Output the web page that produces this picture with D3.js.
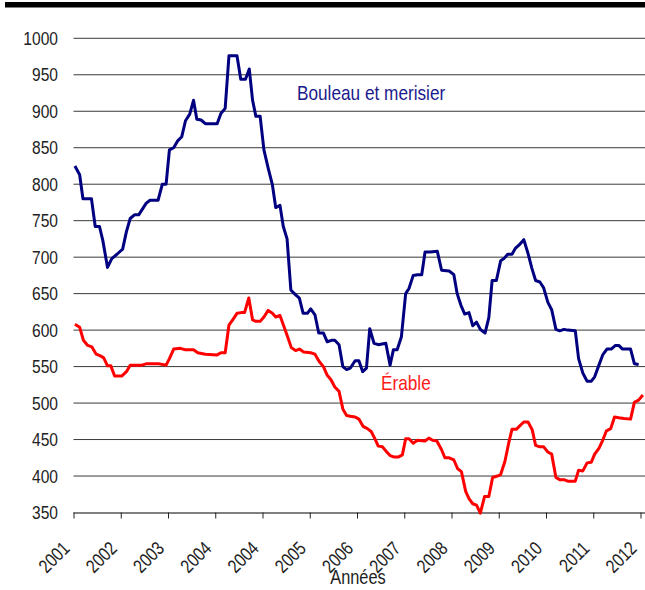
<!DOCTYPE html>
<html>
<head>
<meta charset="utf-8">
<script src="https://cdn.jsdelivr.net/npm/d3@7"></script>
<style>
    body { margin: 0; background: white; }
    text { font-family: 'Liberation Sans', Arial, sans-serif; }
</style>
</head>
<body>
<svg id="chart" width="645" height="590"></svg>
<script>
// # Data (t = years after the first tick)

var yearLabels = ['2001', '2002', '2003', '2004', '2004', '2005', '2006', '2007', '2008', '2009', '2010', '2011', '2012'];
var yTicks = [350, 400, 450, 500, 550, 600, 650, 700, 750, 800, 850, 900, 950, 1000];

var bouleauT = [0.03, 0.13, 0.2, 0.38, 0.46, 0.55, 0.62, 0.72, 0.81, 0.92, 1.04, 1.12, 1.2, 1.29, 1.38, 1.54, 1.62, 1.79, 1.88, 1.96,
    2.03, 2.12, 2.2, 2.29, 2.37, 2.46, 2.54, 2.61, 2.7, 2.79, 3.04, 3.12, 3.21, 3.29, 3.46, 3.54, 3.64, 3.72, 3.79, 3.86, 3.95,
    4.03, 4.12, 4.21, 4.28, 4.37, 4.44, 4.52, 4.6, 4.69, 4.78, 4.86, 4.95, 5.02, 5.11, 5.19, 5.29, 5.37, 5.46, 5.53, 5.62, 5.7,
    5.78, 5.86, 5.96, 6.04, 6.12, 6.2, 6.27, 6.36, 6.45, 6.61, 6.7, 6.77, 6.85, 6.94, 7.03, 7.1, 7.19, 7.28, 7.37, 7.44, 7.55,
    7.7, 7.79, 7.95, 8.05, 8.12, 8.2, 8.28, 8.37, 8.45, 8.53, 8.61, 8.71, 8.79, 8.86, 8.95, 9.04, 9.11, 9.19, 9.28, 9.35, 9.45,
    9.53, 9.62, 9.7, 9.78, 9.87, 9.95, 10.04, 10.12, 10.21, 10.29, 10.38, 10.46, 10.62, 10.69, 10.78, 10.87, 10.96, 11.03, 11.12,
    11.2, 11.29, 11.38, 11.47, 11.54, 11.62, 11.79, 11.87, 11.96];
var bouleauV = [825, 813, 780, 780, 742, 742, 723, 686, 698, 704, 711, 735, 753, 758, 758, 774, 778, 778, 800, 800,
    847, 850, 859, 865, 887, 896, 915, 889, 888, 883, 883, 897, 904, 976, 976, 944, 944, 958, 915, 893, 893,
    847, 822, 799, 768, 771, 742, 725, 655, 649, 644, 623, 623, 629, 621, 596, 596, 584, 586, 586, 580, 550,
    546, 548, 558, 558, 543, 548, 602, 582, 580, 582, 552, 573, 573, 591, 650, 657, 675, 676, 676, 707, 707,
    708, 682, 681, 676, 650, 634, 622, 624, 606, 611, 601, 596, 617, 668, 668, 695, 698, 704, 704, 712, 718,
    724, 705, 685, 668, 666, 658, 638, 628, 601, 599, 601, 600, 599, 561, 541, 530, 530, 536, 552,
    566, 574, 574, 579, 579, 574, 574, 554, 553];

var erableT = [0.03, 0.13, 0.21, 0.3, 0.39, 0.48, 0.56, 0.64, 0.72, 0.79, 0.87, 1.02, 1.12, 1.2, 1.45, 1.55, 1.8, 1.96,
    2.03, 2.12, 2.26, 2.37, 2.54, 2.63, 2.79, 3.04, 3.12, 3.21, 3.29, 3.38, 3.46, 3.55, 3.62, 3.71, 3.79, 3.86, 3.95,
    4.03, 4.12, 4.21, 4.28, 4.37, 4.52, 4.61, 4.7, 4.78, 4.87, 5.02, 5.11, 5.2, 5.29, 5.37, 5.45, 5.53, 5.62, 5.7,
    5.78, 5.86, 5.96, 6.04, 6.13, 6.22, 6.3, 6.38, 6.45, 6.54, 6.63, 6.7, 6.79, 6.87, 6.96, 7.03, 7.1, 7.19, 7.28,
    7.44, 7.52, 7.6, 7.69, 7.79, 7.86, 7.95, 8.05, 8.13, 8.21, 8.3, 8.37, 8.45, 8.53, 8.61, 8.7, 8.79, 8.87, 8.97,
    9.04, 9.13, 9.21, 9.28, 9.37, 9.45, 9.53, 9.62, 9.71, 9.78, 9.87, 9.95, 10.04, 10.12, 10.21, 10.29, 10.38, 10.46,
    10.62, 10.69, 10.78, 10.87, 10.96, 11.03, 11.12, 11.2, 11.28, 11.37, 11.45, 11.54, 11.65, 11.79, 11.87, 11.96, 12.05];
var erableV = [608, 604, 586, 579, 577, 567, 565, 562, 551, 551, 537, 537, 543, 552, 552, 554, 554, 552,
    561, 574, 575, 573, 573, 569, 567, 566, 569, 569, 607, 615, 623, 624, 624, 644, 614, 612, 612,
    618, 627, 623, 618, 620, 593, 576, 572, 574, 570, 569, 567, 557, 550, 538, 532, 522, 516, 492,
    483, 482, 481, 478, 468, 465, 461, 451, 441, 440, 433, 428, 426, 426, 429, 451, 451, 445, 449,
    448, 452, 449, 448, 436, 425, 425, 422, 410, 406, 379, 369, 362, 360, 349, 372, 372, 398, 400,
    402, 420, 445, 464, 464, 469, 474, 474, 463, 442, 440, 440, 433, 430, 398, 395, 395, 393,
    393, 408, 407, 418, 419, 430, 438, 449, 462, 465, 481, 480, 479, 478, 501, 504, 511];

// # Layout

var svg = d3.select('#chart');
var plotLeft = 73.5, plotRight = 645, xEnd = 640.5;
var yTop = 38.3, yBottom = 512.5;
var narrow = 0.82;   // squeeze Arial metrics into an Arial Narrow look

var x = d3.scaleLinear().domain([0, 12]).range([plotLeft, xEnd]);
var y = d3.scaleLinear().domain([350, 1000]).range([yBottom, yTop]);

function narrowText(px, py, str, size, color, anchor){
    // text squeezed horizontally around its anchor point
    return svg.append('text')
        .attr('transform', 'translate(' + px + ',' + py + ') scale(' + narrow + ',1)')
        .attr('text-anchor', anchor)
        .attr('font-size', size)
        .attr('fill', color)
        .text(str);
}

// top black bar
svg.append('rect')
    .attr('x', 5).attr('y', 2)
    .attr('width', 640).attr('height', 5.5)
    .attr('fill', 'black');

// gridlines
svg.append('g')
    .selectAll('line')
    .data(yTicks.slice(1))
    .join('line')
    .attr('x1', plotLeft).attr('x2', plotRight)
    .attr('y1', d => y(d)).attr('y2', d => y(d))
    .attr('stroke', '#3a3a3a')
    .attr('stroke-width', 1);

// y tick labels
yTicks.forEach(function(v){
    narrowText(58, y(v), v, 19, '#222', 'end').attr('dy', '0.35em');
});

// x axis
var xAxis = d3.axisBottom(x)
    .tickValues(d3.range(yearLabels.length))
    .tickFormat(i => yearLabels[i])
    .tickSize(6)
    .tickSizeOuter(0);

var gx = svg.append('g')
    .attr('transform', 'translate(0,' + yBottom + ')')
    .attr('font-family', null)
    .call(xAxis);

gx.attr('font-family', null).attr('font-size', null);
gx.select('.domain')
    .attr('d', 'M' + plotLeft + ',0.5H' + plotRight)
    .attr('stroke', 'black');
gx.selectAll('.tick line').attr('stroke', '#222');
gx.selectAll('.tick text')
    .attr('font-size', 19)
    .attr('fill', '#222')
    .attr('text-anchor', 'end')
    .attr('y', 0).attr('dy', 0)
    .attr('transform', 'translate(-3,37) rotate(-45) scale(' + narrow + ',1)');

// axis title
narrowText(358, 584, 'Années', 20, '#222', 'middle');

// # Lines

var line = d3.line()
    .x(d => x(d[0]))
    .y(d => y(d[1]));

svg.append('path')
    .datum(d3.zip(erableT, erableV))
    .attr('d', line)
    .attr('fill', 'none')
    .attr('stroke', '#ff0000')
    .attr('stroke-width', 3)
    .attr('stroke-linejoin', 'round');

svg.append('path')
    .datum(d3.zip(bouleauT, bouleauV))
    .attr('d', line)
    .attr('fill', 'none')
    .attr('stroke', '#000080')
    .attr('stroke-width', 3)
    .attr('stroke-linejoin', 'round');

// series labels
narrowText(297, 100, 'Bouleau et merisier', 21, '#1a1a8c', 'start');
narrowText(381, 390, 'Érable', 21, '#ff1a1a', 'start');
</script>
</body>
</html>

### [WHAT TO WORK ON]
From the first line above to the line containing "the first tick)", repeat each line exactly. Pictures stay out.

### [FULL SOLUTION]
Output the web page that produces this picture with D3.js.
<!DOCTYPE html>
<html>
<head>
<meta charset="utf-8">
<script src="https://cdn.jsdelivr.net/npm/d3@7"></script>
<style>
    body { margin: 0; background: white; }
    text { font-family: 'Liberation Sans', Arial, sans-serif; }
</style>
</head>
<body>
<svg id="chart" width="645" height="590"></svg>
<script>
// # Data (t = years after the first tick)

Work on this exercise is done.